## begin DATA
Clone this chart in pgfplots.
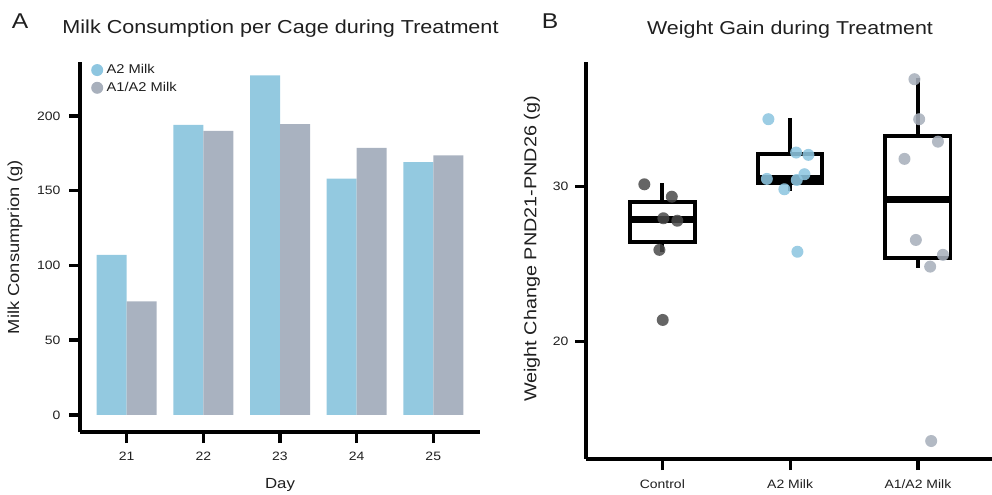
\documentclass[border=0pt]{standalone}
\usepackage{pgfplots}
\pgfplotsset{compat=1.18}
\usepackage{fontspec}
\setmainfont{Liberation Sans}[FakeStretch=1.15]
\definecolor{barblue}{HTML}{93C9E0}
\definecolor{bargray}{HTML}{A9B2C0}
\definecolor{dotctrl}{HTML}{4A4A4A}
\definecolor{dotblue}{HTML}{8EC6E0}
\definecolor{dotgray}{HTML}{A8B0BC}
\begin{document}
\begin{tikzpicture}
\pgfplotsset{
  myaxis/.style={
    scale only axis,
    anchor=south west,
    axis x line*=bottom, axis y line*=left,
    axis line style={line width=3.5bp,-},
    tick style={line width=3.5bp,black},
    major tick length=11bp,
    tick align=outside,
    /pgf/number format/assume math mode=true,
    tick label style={font=\fontsize{12.2}{14}\selectfont, text=black!88},
  },
  boxln/.style={draw=black, line width=3.8bp, line join=miter, line cap=rect, forget plot},
  medln/.style={draw=black, line width=7bp, line cap=butt, forget plot},
}
% Panel A
\begin{axis}[myaxis,
  at={(80bp,63bp)}, width=400bp, height=370bp,
  xmin=20.39, xmax=25.61, ymin=-11.4, ymax=236,
  xtick={21,22,23,24,25}, ytick={0,50,100,150,200},
  yticklabel style={xshift=-5bp},
  xticklabel style={yshift=-5bp},
  ybar, bar width=30bp,
  legend style={at={(0,1)}, anchor=north west, xshift=11bp, yshift=-1bp, draw=none, fill=none,
    font=\fontsize{12.8}{14}\selectfont, text=black!88, row sep=4bp, column sep=2bp, inner sep=0pt,
    nodes={inner sep=1.5bp}},
  legend cell align=left,
  legend image code/.code={\draw[#1] plot coordinates {(0bp,0bp)};},
]
\addplot[forget plot, fill=barblue, draw=none, bar shift=-15bp] coordinates {(21,107) (22,194) (23,227) (24,158) (25,169)};
\addplot[forget plot, fill=bargray, draw=none, bar shift=15bp] coordinates {(21,76) (22,190) (23,194.5) (24,178.5) (25,173.5)};
\addlegendimage{only marks, mark=*, mark size=6bp, mark options={fill=dotblue, draw opacity=0}}
\addlegendentry{A2 Milk}
\addlegendimage{only marks, mark=*, mark size=6bp, mark options={fill=dotgray, draw opacity=0}}
\addlegendentry{A1/A2 Milk}
\end{axis}
% Panel B
\begin{axis}[myaxis,
  at={(586bp,36bp)}, width=406bp, height=397bp,
  axis line style={line width=3.2bp,-},
  tick style={line width=3.2bp,black},
  xmin=0.4025, xmax=3.58, ymin=12.43, ymax=38.04,
  xtick={1,2,3}, xticklabels={Control, A2 Milk, A1/A2 Milk}, ytick={20,30},
  yticklabel style={xshift=-3bp},
  xticklabel style={yshift=-6bp},
]
% Control box
\addplot[boxln] coordinates {(0.745,26.45) (1.255,26.45) (1.255,29.03) (0.745,29.03) (0.745,26.45)};
\addplot[boxln] coordinates {(1,29.03) (1,30.1)};
\addplot[boxln] coordinates {(1,26.45) (1,25.92)};
\addplot[medln] coordinates {(0.745,27.85) (1.255,27.85)};
% A2 box
\addplot[boxln] coordinates {(1.75,30.24) (2.25,30.24) (2.25,32.1) (1.75,32.1) (1.75,30.24)};
\addplot[boxln] coordinates {(2,32.1) (2,34.3)};
\addplot[boxln] coordinates {(2,30.24) (2,29.83)};
\addplot[medln] coordinates {(1.75,30.5) (2.25,30.5)};
% A1/A2 box
\addplot[boxln] coordinates {(2.745,25.38) (3.255,25.38) (3.255,33.29) (2.745,33.29) (2.745,25.38)};
\addplot[boxln] coordinates {(3,33.29) (3,36.9)};
\addplot[boxln] coordinates {(3,25.38) (3,24.88)};
\addplot[medln] coordinates {(2.745,29.19) (3.255,29.19)};
% points
\addplot[only marks, mark=*, mark size=6bp, mark options={fill=dotctrl, fill opacity=0.85, draw opacity=0}] coordinates {
(0.859,30.15) (1.074,29.35) (1.008,27.96) (1.117,27.8) (0.977,25.92) (1.003,21.4)};
\addplot[only marks, mark=*, mark size=6bp, mark options={fill=dotblue, fill opacity=0.88, draw opacity=0}] coordinates {
(1.83,34.35) (2.047,32.2) (2.143,32.05) (1.818,30.5) (2.112,30.8) (2.052,30.43) (1.955,29.83) (2.057,25.8)};
\addplot[only marks, mark=*, mark size=6bp, mark options={fill=dotgray, fill opacity=0.88, draw opacity=0}] coordinates {
(2.973,36.93) (3.010,34.35) (3.157,32.9) (2.895,31.79) (2.984,26.56) (3.196,25.6) (3.096,24.84) (3.104,13.59)};
\end{axis}
% Titles and labels
\node[font=\fontsize{21.5}{24}\selectfont, text=black!88] at (20bp,474bp) {A};
\node[font=\fontsize{21.5}{24}\selectfont, text=black!88] at (550bp,474bp) {B};
\node[font=\fontsize{18.85}{22}\selectfont, text=black!88, anchor=base] at (280.5bp,461bp) {Milk Consumption per Cage during Treatment};
\node[font=\fontsize{18.7}{22}\selectfont, text=black!88, anchor=base] at (790bp,460bp) {Weight Gain during Treatment};
\node[font=\fontsize{16}{18}\selectfont, text=black!88, rotate=90] at (15bp,248bp) {Milk Consumprion (g)};
\node[font=\fontsize{17.3}{20}\selectfont, text=black!88, rotate=90] at (532bp,246bp) {Weight Change PND21-PND26 (g)};
\node[font=\fontsize{14.7}{17}\selectfont, text=black!88, anchor=base] at (280bp,7bp) {Day};
\pgfresetboundingbox
\path[use as bounding box] (0,0) rectangle (992bp,495bp);
\end{tikzpicture}
\end{document}
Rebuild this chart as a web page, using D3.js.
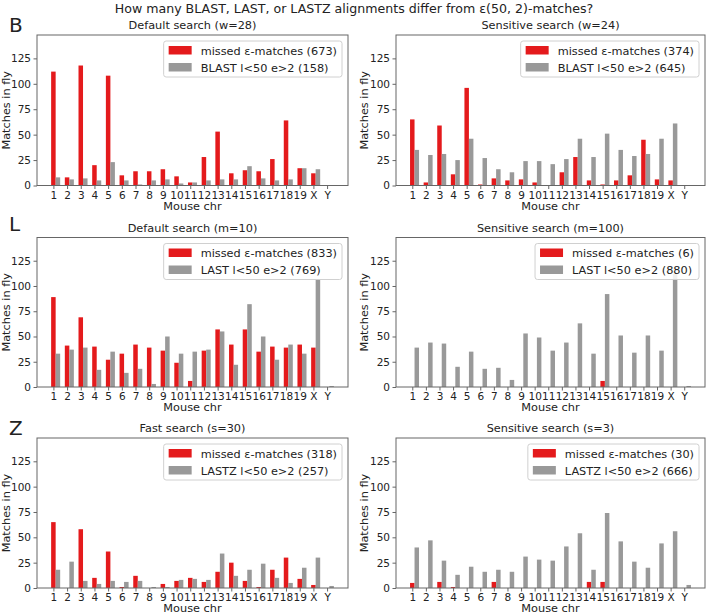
<!DOCTYPE html>
<html>
<head>
<meta charset="utf-8">
<script src="https://cdn.jsdelivr.net/npm/d3@7"></script>
<style>
html,body{margin:0;padding:0;background:#fff;}
text{font-family:"DejaVu Sans",sans-serif;fill:#222;}
</style>
</head>
<body>
<svg id="chart" width="708" height="614"></svg>
<script>
const chromosomes = ["1","2","3","4","5","6","7","8","9","10","11","12","13","14","15","16","17","18","19","X","Y"];
const yTicks = [0, 25, 50, 75, 100, 125];

const blastDefaultMissed = [112,8,118,20,108,10,14,14,16,9,3,28,53,12,15,14,26,64,17,12,0];
const blastDefaultDiff   = [8,6,7,5,23,5,1,5,6,2,3,5,6,6,19,7,5,6,17,16,0];
const blastSensMissed    = [65,3,59,11,96,1,7,5,6,3,0,13,28,5,1,5,10,45,6,5,0];
const blastSensDiff      = [35,30,31,25,46,27,16,13,24,24,21,26,46,28,51,35,29,31,46,61,0];
const lastDefaultMissed  = [89,41,69,40,27,33,42,39,36,24,6,36,57,42,57,35,40,39,42,39,0];
const lastDefaultDiff    = [33,37,39,17,35,14,18,3,50,33,35,37,55,22,82,50,27,42,33,106,1];
const lastSensMissed     = [0,0,0,0,0,0,0,0,0,0,0,0,0,0,6,0,0,0,0,0,0];
const lastSensDiff       = [39,44,43,20,35,18,19,7,53,49,36,44,63,33,92,51,34,51,36,112,1];
const lastzFastMissed    = [65,0,58,10,36,1,12,0,4,7,10,6,16,25,7,1,18,30,9,3,0];
const lastzFastDiff      = [18,26,7,4,7,6,7,1,1,8,9,8,34,12,18,24,10,5,20,30,2];
const lastzSensMissed    = [5,0,6,1,0,0,6,0,0,0,0,0,0,6,6,0,0,0,0,0,0];
const lastzSensDiff      = [40,47,27,13,21,16,18,16,31,28,27,41,54,18,74,46,26,20,44,56,3];

const panelTitles = ["Default search (w=28)","Sensitive search (w=24)","Default search (m=10)","Sensitive search (m=100)","Fast search (s=30)","Sensitive search (s=3)"];
const missedLabels = ["missed ε-matches (673)","missed ε-matches (374)","missed ε-matches (833)","missed ε-matches (6)","missed ε-matches (318)","missed ε-matches (30)"];
const diffLabels = ["BLAST l<50 e>2 (158)","BLAST l<50 e>2 (645)","LAST l<50 e>2 (769)","LAST l<50 e>2 (880)","LASTZ l<50 e>2 (257)","LASTZ l<50 e>2 (666)"];
const rowLetters = ["B","L","Z"];
const missedSeries = [blastDefaultMissed,blastSensMissed,lastDefaultMissed,lastSensMissed,lastzFastMissed,lastzSensMissed];
const diffSeries = [blastDefaultDiff,blastSensDiff,lastDefaultDiff,lastSensDiff,lastzFastDiff,lastzSensDiff];

const RED = "#e41a1c", GRAY = "#999999", SPINE = "#666";
const cols = [{l:37, r:348, yl:6.5}, {l:396, r:705, yl:364.5}];
const rows = [{t:35, b:185.5, letterY:32}, {t:237.5, b:387, letterY:231}, {t:438, b:588, letterY:435}];
const barW = 0.33;

const svg = d3.select("#chart");
svg.append("text").attr("x",354).attr("y",13).attr("text-anchor","middle")
  .style("font-size","12.6px").text("How many BLAST, LAST, or LASTZ alignments differ from ε(50, 2)-matches?");

rows.forEach((row, ri) => {
  svg.append("text").attr("x",9).attr("y",row.letterY).style("font-size","20px").text(rowLetters[ri]);
  cols.forEach((col, ci) => {
    const pi = ri*2 + ci;
    const x = d3.scaleLinear().domain([-1.198, 21.528]).range([col.l, col.r]);
    const y = d3.scaleLinear().domain([0, 148]).range([row.b, row.t]);
    const g = svg.append("g");
    const data = chromosomes.map((c,i)=>({c, i, m: missedSeries[pi][i], d: diffSeries[pi][i]}));
    g.selectAll("rect.m").data(data).join("rect").attr("class","m")
      .attr("x", d => x(d.i - barW/2)).attr("width", x(barW) - x(0))
      .attr("y", d => y(d.m)).attr("height", d => y(0) - y(d.m)).attr("fill", RED);
    g.selectAll("rect.d").data(data).join("rect").attr("class","d")
      .attr("x", d => x(d.i + barW/2)).attr("width", x(barW) - x(0))
      .attr("y", d => y(d.d)).attr("height", d => y(0) - y(d.d)).attr("fill", GRAY);
    g.append("rect").attr("x",col.l).attr("y",row.t).attr("width",col.r-col.l).attr("height",row.b-row.t)
      .attr("fill","none").attr("stroke",SPINE).attr("stroke-width",1);
    const ya = g.append("g").attr("transform",`translate(${col.l},0)`)
      .call(d3.axisLeft(y).tickValues(yTicks).tickSize(3.5).tickPadding(2.5));
    ya.select(".domain").remove();
    ya.selectAll("line").attr("stroke",SPINE);
    ya.selectAll("text").style("font-size","10.5px").attr("fill","#222");
    const xa = g.append("g").attr("transform",`translate(0,${row.b})`)
      .call(d3.axisBottom(x).tickValues(d3.range(chromosomes.length)).tickFormat(i=>chromosomes[i]).tickSize(3.5).tickPadding(2.5));
    xa.select(".domain").remove();
    xa.selectAll("line").attr("stroke",SPINE);
    xa.selectAll("text").style("font-size","10.5px").attr("fill","#222");
    const cx = (col.l+col.r)/2;
    g.append("text").attr("x",cx).attr("y",row.t-6).attr("text-anchor","middle").style("font-size","11.3px").text(panelTitles[pi]);
    g.append("text").attr("x",cx).attr("y",row.b+24).attr("text-anchor","middle").style("font-size","11.3px").text("Mouse chr");
    g.append("text").attr("transform",`translate(${col.yl},${(row.t+row.b)/2}) rotate(-90)`).attr("dy","0.35em")
      .attr("text-anchor","middle").style("font-size","11.3px").text("Matches in fly");
    const lg = g.append("g");
    const box = lg.append("rect").attr("rx",2.5).attr("fill","white").attr("fill-opacity",0.85).attr("stroke","#d0d0d0").attr("stroke-width",1);
    const t1 = lg.append("text").style("font-size","11.3px").text(missedLabels[pi]);
    const t2 = lg.append("text").style("font-size","11.3px").text(diffLabels[pi]);
    const tw = Math.max(t1.node().getComputedTextLength(), t2.node().getComputedTextLength());
    const bw = 37 + tw + 5, bh = 36;
    const bx = col.r - 6 - bw, by = row.t + 6;
    box.attr("x",bx).attr("y",by).attr("width",bw).attr("height",bh);
    lg.append("rect").attr("x",bx+5).attr("y",by+5).attr("width",23).attr("height",8.5).attr("fill",RED);
    lg.append("rect").attr("x",bx+5).attr("y",by+22).attr("width",23).attr("height",8.5).attr("fill",GRAY);
    t1.attr("x",bx+37).attr("y",by+13.5);
    t2.attr("x",bx+37).attr("y",by+30.5);
  });
});
</script>
</body>
</html>
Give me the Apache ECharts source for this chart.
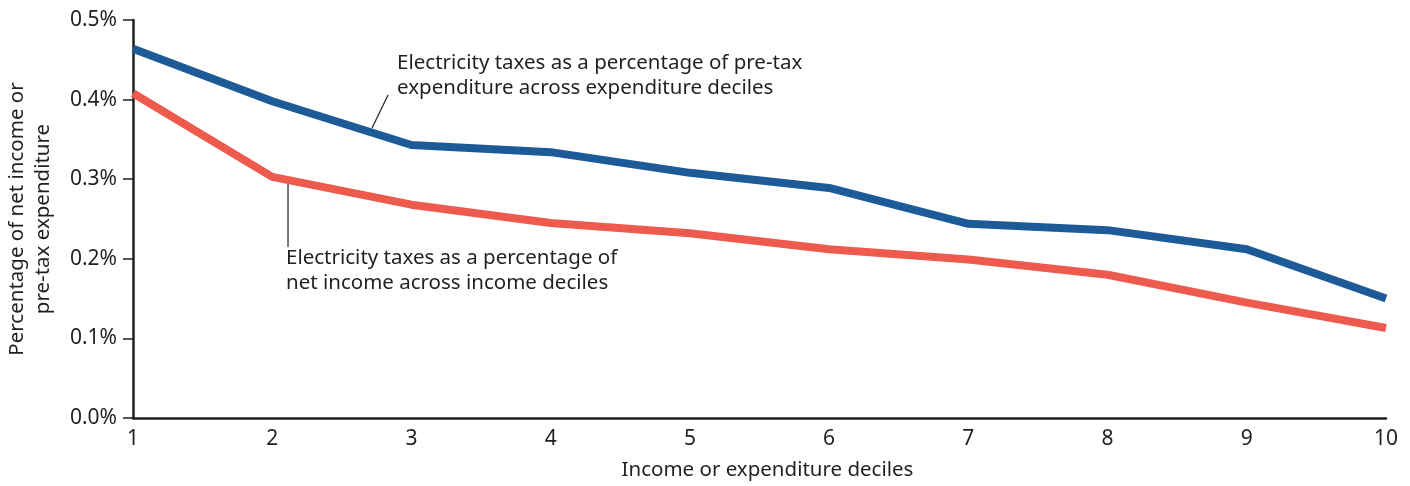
## end DATA
EXERCISE PROMPT:
Show all lines in the entries above where the word "this" appears.

REPLY TO THE EXERCISE:
Clone this chart in pgfplots.
Rebuild this chart as a web page, using D3.js.
Give me the Apache ECharts source for this chart.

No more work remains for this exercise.